▶ [WHAT TO WORK ON] Repeat the material verbatim and drop the pictures.

▶ [STORED DATA]
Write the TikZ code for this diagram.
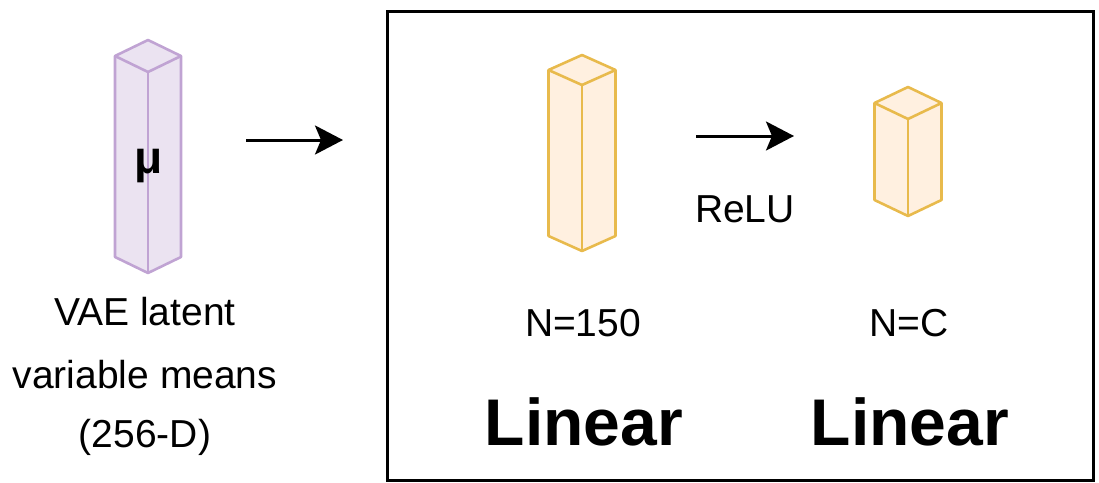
\documentclass[tikz,border=0pt]{standalone}
\usepackage{fontspec}
\setmainfont{Liberation Sans}
\usetikzlibrary{arrows.meta}
\definecolor{purpfill}{HTML}{EBE3F1}
\definecolor{purpline}{HTML}{C0A3D3}
\definecolor{orfill}{HTML}{FFF0E0}
\definecolor{orline}{HTML}{E8BA4C}
\tikzset{
  cuboid/.pic={
    \tikzset{cubestyle/.style={line width=2.6pt, line join=round}}
    \path[cubestyle, fill=\cfill, draw=\cline]
      (0,0) -- (-\cw,\cd) -- (-\cw,\cd+\ch) -- (0,2*\cd+\ch) -- (\cw,\cd+\ch) -- (\cw,\cd) -- cycle;
    \draw[cubestyle, draw=\cline] (-\cw,\cd) -- (0,2*\cd) -- (\cw,\cd);
    \draw[cubestyle, draw=\cline] (0,2*\cd) -- (0,2*\cd+\ch);
  },
  lbl/.style={font=\fontsize{39}{46}\selectfont, inner sep=0pt, anchor=base},
  big/.style={font=\fontsize{66}{76}\selectfont\bfseries, inner sep=0pt, anchor=base},
  flow/.style={line width=3pt, -{Stealth[length=28pt, width=29pt, inset=6pt]}},
}
\begin{document}
\begin{tikzpicture}[x=1pt, y=-1pt]
\useasboundingbox (0,0) rectangle (1099,482);
% outer box
\node[draw=black, line width=3.2pt, minimum width=706pt, minimum height=469pt, inner sep=0pt, anchor=north west] (frame) at (386,10) {};
% purple cuboid
\def\cw{33}\def\cd{16}\def\ch{201}\def\cfill{purpfill}\def\cline{purpline}
\pic at (148,40) {cuboid};
\node[font=\fontsize{46}{52}\selectfont\bfseries, inner sep=0pt, anchor=base] (mu) at (149,173) {μ};
% orange cuboid 1
\def\cw{33.5}\def\cd{15}\def\ch{166}\def\cfill{orfill}\def\cline{orline}
\pic at (582,55) {cuboid};
% orange cuboid 2
\def\cw{33.5}\def\cd{16}\def\ch{97}
\pic at (908,87) {cuboid};
% texts
\node[lbl] (t1) at (145,325) {VAE latent};
\node[lbl] (t2) at (145,388) {variable means};
\node[lbl] (t3) at (145,447) {(256-D)};
\node[lbl] (n150) at (583,336) {N=150};
\node[lbl] (nc) at (909,336) {N=C};
\node[lbl] (relu) at (745,222) {ReLU};
\node[big] (lin1) at (584,445) {Linear};
\node[big] (lin2) at (910,445) {Linear};
% arrows
\coordinate (a1s) at (246,140);
\coordinate (a1e) at (343,140);
\coordinate (a2s) at (696,136);
\coordinate (a2e) at (794,136);
\draw[flow] (a1s) -- (a1e);
\draw[flow] (a2s) -- (a2e);
\end{tikzpicture}
\end{document}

▶ [OUTPUT FOR THIS TASK]
Write the TikZ code for this diagram.
\documentclass[tikz,border=0pt]{standalone}
\usepackage{fontspec}
\setmainfont{Liberation Sans}
\usetikzlibrary{arrows.meta}
\definecolor{purpfill}{HTML}{EBE3F1}
\definecolor{purpline}{HTML}{C0A3D3}
\definecolor{orfill}{HTML}{FFF0E0}
\definecolor{orline}{HTML}{E8BA4C}
\tikzset{
  cuboid/.pic={
    \tikzset{cubestyle/.style={line width=2.6pt, line join=round}}
    \path[cubestyle, fill=\cfill, draw=\cline]
      (0,0) -- (-\cw,\cd) -- (-\cw,\cd+\ch) -- (0,2*\cd+\ch) -- (\cw,\cd+\ch) -- (\cw,\cd) -- cycle;
    \draw[cubestyle, draw=\cline] (-\cw,\cd) -- (0,2*\cd) -- (\cw,\cd);
    \draw[cubestyle, draw=\cline] (0,2*\cd) -- (0,2*\cd+\ch);
  },
  lbl/.style={font=\fontsize{39}{46}\selectfont, inner sep=0pt, anchor=base},
  big/.style={font=\fontsize{66}{76}\selectfont\bfseries, inner sep=0pt, anchor=base},
  flow/.style={line width=3pt, -{Stealth[length=28pt, width=29pt, inset=6pt]}},
}
\begin{document}
\begin{tikzpicture}[x=1pt, y=-1pt]
\useasboundingbox (0,0) rectangle (1099,482);
% outer box
\node[draw=black, line width=3.2pt, minimum width=706pt, minimum height=469pt, inner sep=0pt, anchor=north west] (frame) at (386,10) {};
% purple cuboid
\def\cw{33}\def\cd{16}\def\ch{201}\def\cfill{purpfill}\def\cline{purpline}
\pic at (148,40) {cuboid};
\node[font=\fontsize{46}{52}\selectfont\bfseries, inner sep=0pt, anchor=base] (mu) at (149,173) {μ};
% orange cuboid 1
\def\cw{33.5}\def\cd{15}\def\ch{166}\def\cfill{orfill}\def\cline{orline}
\pic at (582,55) {cuboid};
% orange cuboid 2
\def\cw{33.5}\def\cd{16}\def\ch{97}
\pic at (908,87) {cuboid};
% texts
\node[lbl] (t1) at (145,325) {VAE latent};
\node[lbl] (t2) at (145,388) {variable means};
\node[lbl] (t3) at (145,447) {(256-D)};
\node[lbl] (n150) at (583,336) {N=150};
\node[lbl] (nc) at (909,336) {N=C};
\node[lbl] (relu) at (745,222) {ReLU};
\node[big] (lin1) at (584,445) {Linear};
\node[big] (lin2) at (910,445) {Linear};
% arrows
\coordinate (a1s) at (246,140);
\coordinate (a1e) at (343,140);
\coordinate (a2s) at (696,136);
\coordinate (a2e) at (794,136);
\draw[flow] (a1s) -- (a1e);
\draw[flow] (a2s) -- (a2e);
\end{tikzpicture}
\end{document}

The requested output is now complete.